Arafat has no strategy for peace. He seeks to delegitimize Israel as a Jewish state, and he relies on extreme violence to achieve this aim. Arafat, together with much of the Arab and Muslim world and a few European leftists, fully equates deliberate Palestinian targeting of Israeli civilians--we now have documentation of his deep involvement in the detailed planning of suicide bombings--with the regrettable civilian casualties caused by legitimate Israeli acts of self-defense. There is a weighty moral-equivalency issue here, which puts the Israeli-Palestinian conflict--along with America’s war in Afghanistan--on the cutting edge of the clash of civilizations.
But there is more to the Israeli-Palestinian conflict than terrorism. There is also a conflict over land that pits an anachronistic Israeli occupation and settlement strategy against a Palestinian war of liberation. Here we encounter Sharon’s lack of a strategy for peace. Over the past three decades, Sharon has managed Israel’s settlement policy with the clearly articulated goal of preventing the emergence of a demographically and geographically contiguous Palestinian state. In parallel, in his attempt to eliminate Arafat and dismantle the Palestinian Authority, Sharon seeks to fragment and humiliate the Palestinian leadership and replace it with docile, collaborationist leaders.
We’ve been down this road with Sharon before, when he was minister of defense: in Lebanon in 1982, and when he set up the abortive Village Leagues Palestinian leadership in 1981 and then watched as all the Palestinian leaders he appointed resigned or were assassinated. Sharon’s latest grand design is again destined to collapse like a house of cards. It took Israel 18 years to climb out of the Lebanese morass. How long will it take to repair the strategic damage Sharon is currently wreaking?
The current Israeli military offensive is justified and has been a success at the operational level. The Israel Defense Forces have decimated genuine terrorist concentrations. Israel has nothing to apologize for if Palestinian civilians and their houses were caught tragically in the destructive battle at the Jenin refugee camp; the Palestinians knew perfectly well that they were living in the world’s top terrorist base for suicide bombers. But at the political level, the Israeli operation is a failure. Arafat is widely seen as an embattled hero. Israel has lost support worldwide, its economy has been severely traumatized and Israeli-American relations are frayed. Worst of all, the human suffering caused by the operation will produce a new generation of Palestinians dedicated to fighting Israel.

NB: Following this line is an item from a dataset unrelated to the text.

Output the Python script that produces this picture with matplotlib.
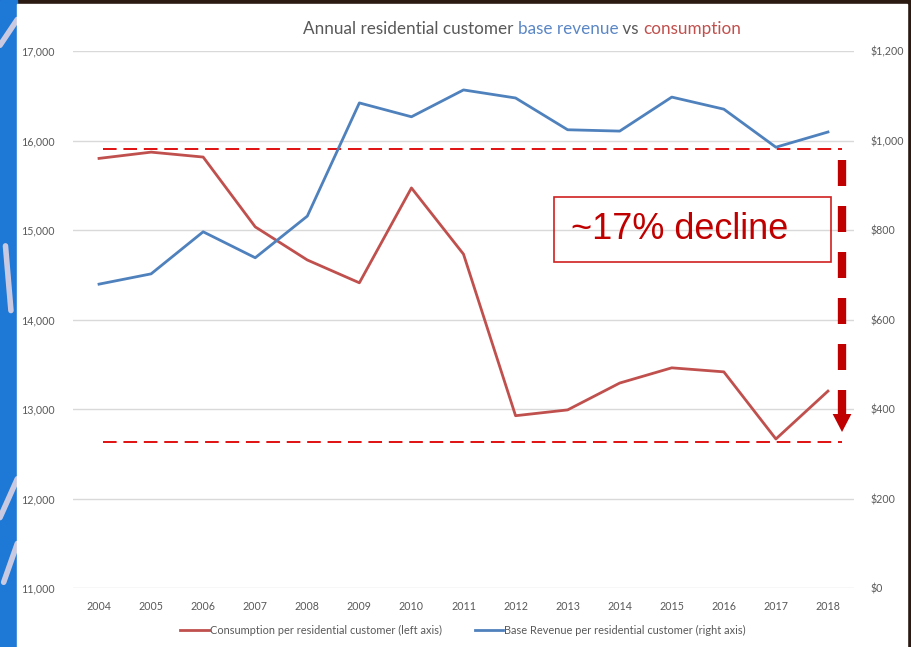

In view of Sharon’s and Arafat’s lack of strategic will to move forward politically, Powell will need more than good intentions to succeed. He will need clout in the form of a presidential decision to exert more U.S. pressure on Israel and the Palestine Liberation Organization, and he will need to seek out and encourage additional Arab and European pressure on Arafat.
Sharon will have to be pushed to allow for the immediate introduction of a significant political element into cease-fire negotiations, and he must withdraw Israeli forces from areas occupied during the recent fighting, including from Arafat’s compound. He will have to signal to the Palestinians that negotiations, when they resume, will touch on all the issues abandoned when the violence started.
Arafat will have to be pressured to abandon violence convincingly, in deed as well as in word, and to refrain from bringing to the table positions that delegitimize Israel, like the right of return for 1948 Palestinian refugees and the denial of a binding Jewish link to the Temple Mount.
Pressure on Arafat should involve the withholding of vital funds, coupled with threats to cut all ties with the PLO and its leadership and close down its diplomatic operations worldwide. As for Israel, U.S. public diplomacy may suffice: The Israeli public traditionally frowns upon an Israeli leader who spoils relations with the country’s only strategic ally.
Pressures of this nature will only be exercised when President Bush concludes that he has no alternative but to place his other foot in the arena as well and fully commit Washington to the task of ending the Israeli-Palestinian conflict. This will happen only when the entire administration accepts that its broader goals in the region--and particularly the removal of Saddam Hussein in Iraq--are contingent on Israelis and Palestinians moving toward peace.
Even then, the task will be far from simple. A commitment by Bush will not change the fundamental negative strategic concepts of Arafat and Sharon. Only Palestinians and Israelis, most of whom are indeed prepared to compromise for peace, can change their respective leadership, and this may take time. Yet, meanwhile, we are backsliding helplessly toward uncontrolled escalation and chaos. Disaster in Jerusalem and Ramallah will not be an isolated event in the Middle East.
It appears that only the U.S. can begin to reverse the process.